### DIRECTIONS FOR THIS TASK:
Transcribe the whole listing below without changing a word, but leave out every image.
- - - - -
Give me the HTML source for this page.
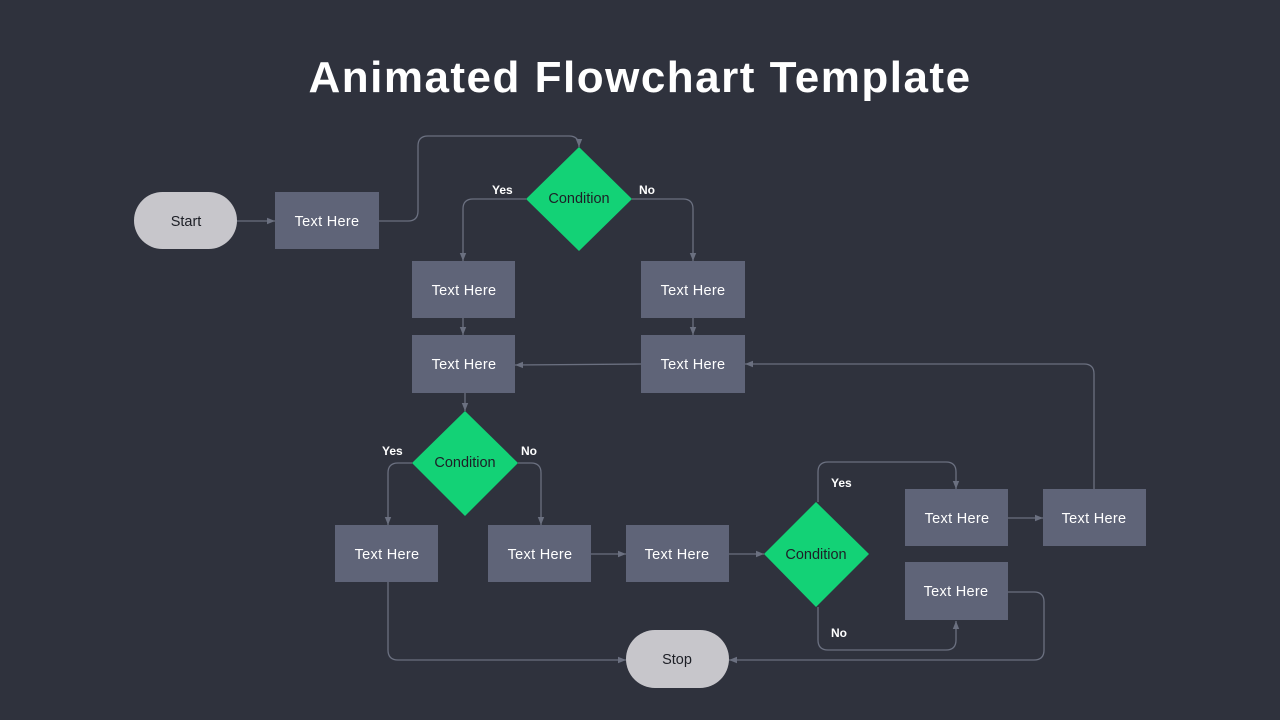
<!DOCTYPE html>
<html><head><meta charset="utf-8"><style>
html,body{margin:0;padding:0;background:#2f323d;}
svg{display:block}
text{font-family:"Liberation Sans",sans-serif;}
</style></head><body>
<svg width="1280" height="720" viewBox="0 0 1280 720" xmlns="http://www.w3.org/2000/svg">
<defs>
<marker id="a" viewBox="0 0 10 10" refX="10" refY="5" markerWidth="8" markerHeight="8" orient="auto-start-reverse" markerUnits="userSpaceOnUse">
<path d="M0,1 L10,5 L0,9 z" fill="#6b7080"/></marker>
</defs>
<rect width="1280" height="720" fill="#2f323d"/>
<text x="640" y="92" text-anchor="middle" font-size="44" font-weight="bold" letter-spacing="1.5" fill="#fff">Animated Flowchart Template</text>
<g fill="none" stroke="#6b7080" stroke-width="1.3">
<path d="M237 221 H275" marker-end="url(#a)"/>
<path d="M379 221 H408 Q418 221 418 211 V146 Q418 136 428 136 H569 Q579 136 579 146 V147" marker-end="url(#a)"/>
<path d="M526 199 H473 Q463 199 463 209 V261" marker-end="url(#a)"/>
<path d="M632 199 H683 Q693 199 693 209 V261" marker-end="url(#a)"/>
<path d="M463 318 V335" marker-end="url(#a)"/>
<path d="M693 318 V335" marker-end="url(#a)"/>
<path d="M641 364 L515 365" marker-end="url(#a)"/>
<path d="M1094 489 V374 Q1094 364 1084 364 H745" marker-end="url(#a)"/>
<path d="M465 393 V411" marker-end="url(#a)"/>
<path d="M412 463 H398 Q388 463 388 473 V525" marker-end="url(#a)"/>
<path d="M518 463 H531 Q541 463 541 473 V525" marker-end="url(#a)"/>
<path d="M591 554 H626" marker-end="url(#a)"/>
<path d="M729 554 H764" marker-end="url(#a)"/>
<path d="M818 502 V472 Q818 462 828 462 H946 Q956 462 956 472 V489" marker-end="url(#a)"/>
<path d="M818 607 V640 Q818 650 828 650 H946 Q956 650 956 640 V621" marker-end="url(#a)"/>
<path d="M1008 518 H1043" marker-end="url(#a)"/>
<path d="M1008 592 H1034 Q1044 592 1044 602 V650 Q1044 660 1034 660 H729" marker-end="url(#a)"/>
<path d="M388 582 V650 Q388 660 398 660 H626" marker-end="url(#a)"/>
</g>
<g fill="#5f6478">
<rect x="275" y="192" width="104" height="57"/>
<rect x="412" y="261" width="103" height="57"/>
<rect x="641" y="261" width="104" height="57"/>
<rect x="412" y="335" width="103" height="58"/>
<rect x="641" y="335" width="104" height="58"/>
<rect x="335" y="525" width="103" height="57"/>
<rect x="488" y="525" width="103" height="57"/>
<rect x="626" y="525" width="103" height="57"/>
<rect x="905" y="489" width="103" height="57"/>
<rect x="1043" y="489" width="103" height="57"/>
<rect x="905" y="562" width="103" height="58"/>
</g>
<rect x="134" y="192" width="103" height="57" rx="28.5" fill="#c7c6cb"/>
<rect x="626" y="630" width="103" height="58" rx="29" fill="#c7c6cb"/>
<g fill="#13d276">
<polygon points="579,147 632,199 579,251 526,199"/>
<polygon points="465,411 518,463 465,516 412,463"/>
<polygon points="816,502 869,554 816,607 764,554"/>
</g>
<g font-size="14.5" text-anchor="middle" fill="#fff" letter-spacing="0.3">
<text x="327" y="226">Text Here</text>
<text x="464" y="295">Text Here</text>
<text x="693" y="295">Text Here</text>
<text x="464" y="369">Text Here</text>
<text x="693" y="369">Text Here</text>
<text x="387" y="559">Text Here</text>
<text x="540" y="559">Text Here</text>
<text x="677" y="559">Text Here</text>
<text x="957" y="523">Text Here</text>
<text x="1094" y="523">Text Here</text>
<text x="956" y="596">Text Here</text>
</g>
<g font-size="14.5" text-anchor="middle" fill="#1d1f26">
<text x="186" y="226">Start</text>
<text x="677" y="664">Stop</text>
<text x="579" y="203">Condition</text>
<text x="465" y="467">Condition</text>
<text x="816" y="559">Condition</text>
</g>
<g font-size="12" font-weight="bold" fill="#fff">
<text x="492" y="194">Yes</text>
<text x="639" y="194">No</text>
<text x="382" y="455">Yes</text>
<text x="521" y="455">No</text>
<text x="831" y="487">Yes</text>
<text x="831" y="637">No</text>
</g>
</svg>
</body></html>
- - - - -
### WORKED ANSWER:
Give me the HTML source for this page.
<!DOCTYPE html>
<html><head><meta charset="utf-8"><style>
html,body{margin:0;padding:0;background:#2f323d;}
svg{display:block}
text{font-family:"Liberation Sans",sans-serif;}
</style></head><body>
<svg width="1280" height="720" viewBox="0 0 1280 720" xmlns="http://www.w3.org/2000/svg">
<defs>
<marker id="a" viewBox="0 0 10 10" refX="10" refY="5" markerWidth="8" markerHeight="8" orient="auto-start-reverse" markerUnits="userSpaceOnUse">
<path d="M0,1 L10,5 L0,9 z" fill="#6b7080"/></marker>
</defs>
<rect width="1280" height="720" fill="#2f323d"/>
<text x="640" y="92" text-anchor="middle" font-size="44" font-weight="bold" letter-spacing="1.5" fill="#fff">Animated Flowchart Template</text>
<g fill="none" stroke="#6b7080" stroke-width="1.3">
<path d="M237 221 H275" marker-end="url(#a)"/>
<path d="M379 221 H408 Q418 221 418 211 V146 Q418 136 428 136 H569 Q579 136 579 146 V147" marker-end="url(#a)"/>
<path d="M526 199 H473 Q463 199 463 209 V261" marker-end="url(#a)"/>
<path d="M632 199 H683 Q693 199 693 209 V261" marker-end="url(#a)"/>
<path d="M463 318 V335" marker-end="url(#a)"/>
<path d="M693 318 V335" marker-end="url(#a)"/>
<path d="M641 364 L515 365" marker-end="url(#a)"/>
<path d="M1094 489 V374 Q1094 364 1084 364 H745" marker-end="url(#a)"/>
<path d="M465 393 V411" marker-end="url(#a)"/>
<path d="M412 463 H398 Q388 463 388 473 V525" marker-end="url(#a)"/>
<path d="M518 463 H531 Q541 463 541 473 V525" marker-end="url(#a)"/>
<path d="M591 554 H626" marker-end="url(#a)"/>
<path d="M729 554 H764" marker-end="url(#a)"/>
<path d="M818 502 V472 Q818 462 828 462 H946 Q956 462 956 472 V489" marker-end="url(#a)"/>
<path d="M818 607 V640 Q818 650 828 650 H946 Q956 650 956 640 V621" marker-end="url(#a)"/>
<path d="M1008 518 H1043" marker-end="url(#a)"/>
<path d="M1008 592 H1034 Q1044 592 1044 602 V650 Q1044 660 1034 660 H729" marker-end="url(#a)"/>
<path d="M388 582 V650 Q388 660 398 660 H626" marker-end="url(#a)"/>
</g>
<g fill="#5f6478">
<rect x="275" y="192" width="104" height="57"/>
<rect x="412" y="261" width="103" height="57"/>
<rect x="641" y="261" width="104" height="57"/>
<rect x="412" y="335" width="103" height="58"/>
<rect x="641" y="335" width="104" height="58"/>
<rect x="335" y="525" width="103" height="57"/>
<rect x="488" y="525" width="103" height="57"/>
<rect x="626" y="525" width="103" height="57"/>
<rect x="905" y="489" width="103" height="57"/>
<rect x="1043" y="489" width="103" height="57"/>
<rect x="905" y="562" width="103" height="58"/>
</g>
<rect x="134" y="192" width="103" height="57" rx="28.5" fill="#c7c6cb"/>
<rect x="626" y="630" width="103" height="58" rx="29" fill="#c7c6cb"/>
<g fill="#13d276">
<polygon points="579,147 632,199 579,251 526,199"/>
<polygon points="465,411 518,463 465,516 412,463"/>
<polygon points="816,502 869,554 816,607 764,554"/>
</g>
<g font-size="14.5" text-anchor="middle" fill="#fff" letter-spacing="0.3">
<text x="327" y="226">Text Here</text>
<text x="464" y="295">Text Here</text>
<text x="693" y="295">Text Here</text>
<text x="464" y="369">Text Here</text>
<text x="693" y="369">Text Here</text>
<text x="387" y="559">Text Here</text>
<text x="540" y="559">Text Here</text>
<text x="677" y="559">Text Here</text>
<text x="957" y="523">Text Here</text>
<text x="1094" y="523">Text Here</text>
<text x="956" y="596">Text Here</text>
</g>
<g font-size="14.5" text-anchor="middle" fill="#1d1f26">
<text x="186" y="226">Start</text>
<text x="677" y="664">Stop</text>
<text x="579" y="203">Condition</text>
<text x="465" y="467">Condition</text>
<text x="816" y="559">Condition</text>
</g>
<g font-size="12" font-weight="bold" fill="#fff">
<text x="492" y="194">Yes</text>
<text x="639" y="194">No</text>
<text x="382" y="455">Yes</text>
<text x="521" y="455">No</text>
<text x="831" y="487">Yes</text>
<text x="831" y="637">No</text>
</g>
</svg>
</body></html>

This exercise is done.